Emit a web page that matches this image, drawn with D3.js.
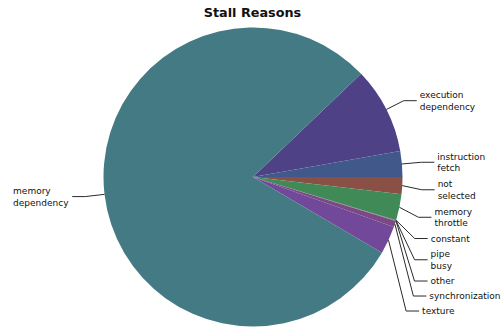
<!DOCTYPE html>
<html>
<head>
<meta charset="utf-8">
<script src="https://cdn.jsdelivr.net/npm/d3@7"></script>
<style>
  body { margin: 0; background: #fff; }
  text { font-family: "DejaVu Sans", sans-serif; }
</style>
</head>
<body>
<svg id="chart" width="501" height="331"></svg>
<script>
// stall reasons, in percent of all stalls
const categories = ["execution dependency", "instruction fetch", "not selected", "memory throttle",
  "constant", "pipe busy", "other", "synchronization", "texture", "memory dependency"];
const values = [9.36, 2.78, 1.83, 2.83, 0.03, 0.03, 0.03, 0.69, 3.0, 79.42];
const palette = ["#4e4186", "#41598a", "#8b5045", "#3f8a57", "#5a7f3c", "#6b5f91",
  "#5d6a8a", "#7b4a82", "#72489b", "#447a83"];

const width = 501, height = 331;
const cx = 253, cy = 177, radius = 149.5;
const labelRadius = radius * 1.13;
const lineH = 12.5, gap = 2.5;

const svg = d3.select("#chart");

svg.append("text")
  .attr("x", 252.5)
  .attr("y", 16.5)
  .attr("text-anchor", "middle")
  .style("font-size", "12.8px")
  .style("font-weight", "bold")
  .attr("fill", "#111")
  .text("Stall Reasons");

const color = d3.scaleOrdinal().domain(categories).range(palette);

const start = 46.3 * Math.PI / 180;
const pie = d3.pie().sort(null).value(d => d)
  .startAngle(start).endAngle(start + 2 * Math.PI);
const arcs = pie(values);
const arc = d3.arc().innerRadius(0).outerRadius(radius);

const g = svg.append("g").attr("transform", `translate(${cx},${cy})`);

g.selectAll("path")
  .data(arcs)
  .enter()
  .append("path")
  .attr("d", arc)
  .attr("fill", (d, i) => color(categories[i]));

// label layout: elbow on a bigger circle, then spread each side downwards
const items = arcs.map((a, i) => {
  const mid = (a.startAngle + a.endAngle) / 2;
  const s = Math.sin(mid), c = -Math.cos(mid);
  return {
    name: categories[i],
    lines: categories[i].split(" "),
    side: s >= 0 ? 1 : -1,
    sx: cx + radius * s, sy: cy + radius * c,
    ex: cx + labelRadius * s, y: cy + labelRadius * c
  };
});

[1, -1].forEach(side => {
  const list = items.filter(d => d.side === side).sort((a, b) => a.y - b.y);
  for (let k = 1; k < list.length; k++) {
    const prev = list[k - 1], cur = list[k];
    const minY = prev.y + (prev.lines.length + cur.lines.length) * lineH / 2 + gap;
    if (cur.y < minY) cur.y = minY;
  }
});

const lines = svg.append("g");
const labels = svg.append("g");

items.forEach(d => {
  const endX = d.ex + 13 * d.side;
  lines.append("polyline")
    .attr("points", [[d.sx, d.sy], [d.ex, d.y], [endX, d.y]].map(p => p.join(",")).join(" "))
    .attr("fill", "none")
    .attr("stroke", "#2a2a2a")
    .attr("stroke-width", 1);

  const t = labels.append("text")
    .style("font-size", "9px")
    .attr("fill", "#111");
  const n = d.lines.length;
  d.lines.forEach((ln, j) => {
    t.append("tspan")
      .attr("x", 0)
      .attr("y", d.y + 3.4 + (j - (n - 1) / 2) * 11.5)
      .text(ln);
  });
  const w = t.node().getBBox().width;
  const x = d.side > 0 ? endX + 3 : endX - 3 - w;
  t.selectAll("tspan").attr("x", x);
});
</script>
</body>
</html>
::::::
- [Task requirements] Write out each line of the listing above, exactly, from its first line to the line holding "i) => color(categories[i]));", inclusive. Skip the pictures.

- [Exercise result]
Emit a web page that matches this image, drawn with D3.js.
<!DOCTYPE html>
<html>
<head>
<meta charset="utf-8">
<script src="https://cdn.jsdelivr.net/npm/d3@7"></script>
<style>
  body { margin: 0; background: #fff; }
  text { font-family: "DejaVu Sans", sans-serif; }
</style>
</head>
<body>
<svg id="chart" width="501" height="331"></svg>
<script>
// stall reasons, in percent of all stalls
const categories = ["execution dependency", "instruction fetch", "not selected", "memory throttle",
  "constant", "pipe busy", "other", "synchronization", "texture", "memory dependency"];
const values = [9.36, 2.78, 1.83, 2.83, 0.03, 0.03, 0.03, 0.69, 3.0, 79.42];
const palette = ["#4e4186", "#41598a", "#8b5045", "#3f8a57", "#5a7f3c", "#6b5f91",
  "#5d6a8a", "#7b4a82", "#72489b", "#447a83"];

const width = 501, height = 331;
const cx = 253, cy = 177, radius = 149.5;
const labelRadius = radius * 1.13;
const lineH = 12.5, gap = 2.5;

const svg = d3.select("#chart");

svg.append("text")
  .attr("x", 252.5)
  .attr("y", 16.5)
  .attr("text-anchor", "middle")
  .style("font-size", "12.8px")
  .style("font-weight", "bold")
  .attr("fill", "#111")
  .text("Stall Reasons");

const color = d3.scaleOrdinal().domain(categories).range(palette);

const start = 46.3 * Math.PI / 180;
const pie = d3.pie().sort(null).value(d => d)
  .startAngle(start).endAngle(start + 2 * Math.PI);
const arcs = pie(values);
const arc = d3.arc().innerRadius(0).outerRadius(radius);

const g = svg.append("g").attr("transform", `translate(${cx},${cy})`);

g.selectAll("path")
  .data(arcs)
  .enter()
  .append("path")
  .attr("d", arc)
  .attr("fill", (d, i) => color(categories[i]));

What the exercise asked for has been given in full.